I thought the context was established to be hitting on, as one might do in a bar. The problem with framing it as being about "harassment" is that the term is prone to equivocation in these types of discussions. Some would argue that any attention of a sexual nature would be harassment. This is probably true in professional settings, but the grandparent established the context of discussion as a bar setting. This is what I was replying to.

How to handle actual harassment and assault is obvious: you call the fucking cops. I'm not sure why that warrants a discussion at all.

No, what I am saying is this is how drunk people act, and if one finds it too offensive, then the logical conclusion is to remove one's self from the equation, rather than demanding that the world change. You can't boil the ocean.
There are plenty of bars where, if that's how drunk people act, and the bar staff has any sense, then the drunk people get kicked out. The drunk people get kicked out because it's bad for business, i.e. if people are made to feel unsafe (and I think that's a far better term to use than "are offended") and their only option is to leave, the bar loses the business of many people opting out in favor of one or more drunk assholes.
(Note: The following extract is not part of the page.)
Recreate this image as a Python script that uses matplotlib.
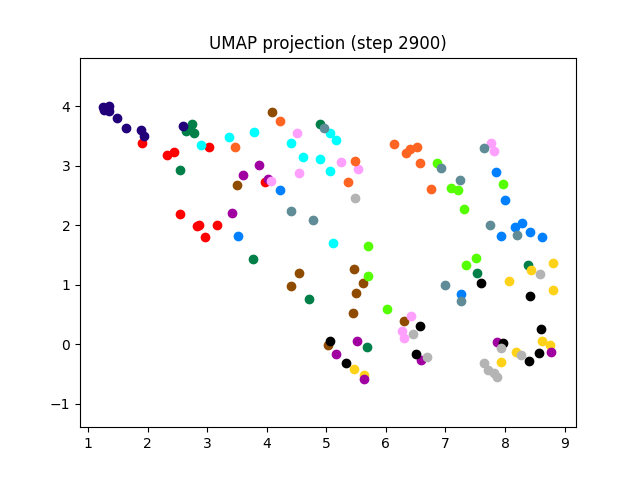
import matplotlib
matplotlib.use('Agg')
import matplotlib.pyplot as plt

# UMAP embedding, one entry per class (x, y lists)
red_x = [1.901, 2.326, 2.438, 3.030, 2.549, 2.829, 2.867, 2.963, 3.159, 3.975]
red_y = [3.386, 3.172, 3.232, 3.311, 2.191, 1.985, 2.002, 1.801, 2.002, 2.731]

green_x = [2.740, 2.716, 2.784, 2.644, 2.544, 4.898, 3.763, 4.708, 5.686, 7.532, 8.383]
green_y = [3.691, 3.607, 3.550, 3.579, 2.926, 3.701, 1.433, 0.758, -0.038, 1.199, 1.326]

brown_x = [4.082, 3.500, 4.540, 4.406, 5.468, 5.609, 5.497, 5.451, 6.302, 5.032]
brown_y = [3.901, 2.671, 1.192, 0.970, 1.259, 1.032, 0.865, 0.523, 0.396, -0.012]

yellow_x = [5.463, 5.626, 8.438, 8.814, 8.064, 8.814, 8.622, 8.752, 8.186, 7.925]
yellow_y = [-0.423, -0.523, 1.254, 1.360, 1.059, 0.915, 0.050, -0.005, -0.122, -0.306]

magenta_x = [3.874, 3.601, 3.411, 4.015, 5.513, 5.156, 5.626, 6.587, 7.874, 8.780]
magenta_y = [3.015, 2.838, 2.207, 2.768, 0.055, -0.167, -0.585, -0.268, 0.033, -0.122]

black_x = [6.580, 5.060, 5.334, 6.498, 7.599, 8.421, 8.606, 7.963, 8.579, 8.399]
black_y = [0.306, 0.062, -0.313, -0.159, 1.025, 0.808, 0.251, 0.022, -0.151, -0.279]

gray_x = [5.480, 6.458, 6.693, 8.589, 7.930, 8.265, 7.649, 7.716, 7.817, 7.867]
gray_y = [2.458, 0.167, -0.217, 1.176, -0.062, -0.189, -0.323, -0.435, -0.480, -0.552]

indigo_x = [1.243, 1.352, 1.268, 1.344, 1.487, 1.643, 1.889, 1.945, 2.589]
indigo_y = [3.980, 4.005, 3.930, 3.921, 3.791, 3.634, 3.590, 3.495, 3.662]

lime_x = [5.708, 5.698, 6.012, 6.851, 7.086, 7.208, 7.309, 7.963, 7.510, 7.342]
lime_y = [1.644, 1.142, 0.590, 3.038, 2.630, 2.587, 2.263, 2.697, 1.443, 1.326]

blue_x = [4.227, 3.512, 7.846, 8.008, 7.930, 8.164, 8.287, 8.416, 8.617, 7.258]
blue_y = [2.587, 1.818, 2.888, 2.425, 1.823, 1.973, 2.035, 1.886, 1.806, 0.848]

pink_x = [4.070, 4.512, 5.240, 5.530, 4.540, 7.757, 7.824, 6.419, 6.274, 6.302]
pink_y = [2.742, 3.545, 3.060, 2.948, 2.871, 3.373, 3.249, 0.480, 0.229, 0.105]

cyan_x = [2.891, 3.371, 3.780, 4.411, 4.607, 4.888, 5.065, 5.156, 5.060, 5.111]
cyan_y = [3.339, 3.478, 3.557, 3.378, 3.144, 3.115, 3.540, 3.433, 2.915, 1.694]

orange_x = [3.471, 4.227, 5.485, 5.362, 6.139, 6.336, 6.408, 6.520, 6.576, 6.760]
orange_y = [3.311, 3.741, 3.072, 2.731, 3.356, 3.206, 3.273, 3.311, 3.043, 2.609]

teal_x = [4.965, 4.401, 4.785, 6.918, 7.237, 7.649, 7.745, 8.198, 6.985, 7.263]
teal_y = [3.634, 2.236, 2.079, 2.965, 2.764, 3.294, 2.002, 1.828, 0.987, 0.731]

groups = [
    (red_x, red_y, '#ff0000'),
    (green_x, green_y, '#007f48'),
    (brown_x, brown_y, '#8f4c00'),
    (yellow_x, yellow_y, '#ffd21a'),
    (magenta_x, magenta_y, '#a000a0'),
    (black_x, black_y, '#000000'),
    (gray_x, gray_y, '#b4b4b4'),
    (indigo_x, indigo_y, '#22007a'),
    (lime_x, lime_y, '#55ff00'),
    (blue_x, blue_y, '#0080ff'),
    (pink_x, pink_y, '#ffa0ff'),
    (cyan_x, cyan_y, '#00ffff'),
    (orange_x, orange_y, '#ff6422'),
    (teal_x, teal_y, '#5f8c96'),
]

fig = plt.figure(figsize=(6.4, 4.8), dpi=100)
for xs, ys, col in groups:
    plt.scatter(xs, ys, color=col)
plt.gca().set_aspect('equal', 'datalim')
plt.title('UMAP projection (step 2900)')
plt.savefig('out.png')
There are some obvious parallels here that, IMHO, only help the argument that bad behavior should be called out and corrected, not seen as a fact of life.
Asking the world to change/ boiling the ocean... Plenty of people get drunk without sticking their hands up women's skirts. The "logical conclusion" is not to remove the women from the equation.
I'd like you to consider just how dubious the utility of the "that's just how things are" argument is when it comes to women's issues.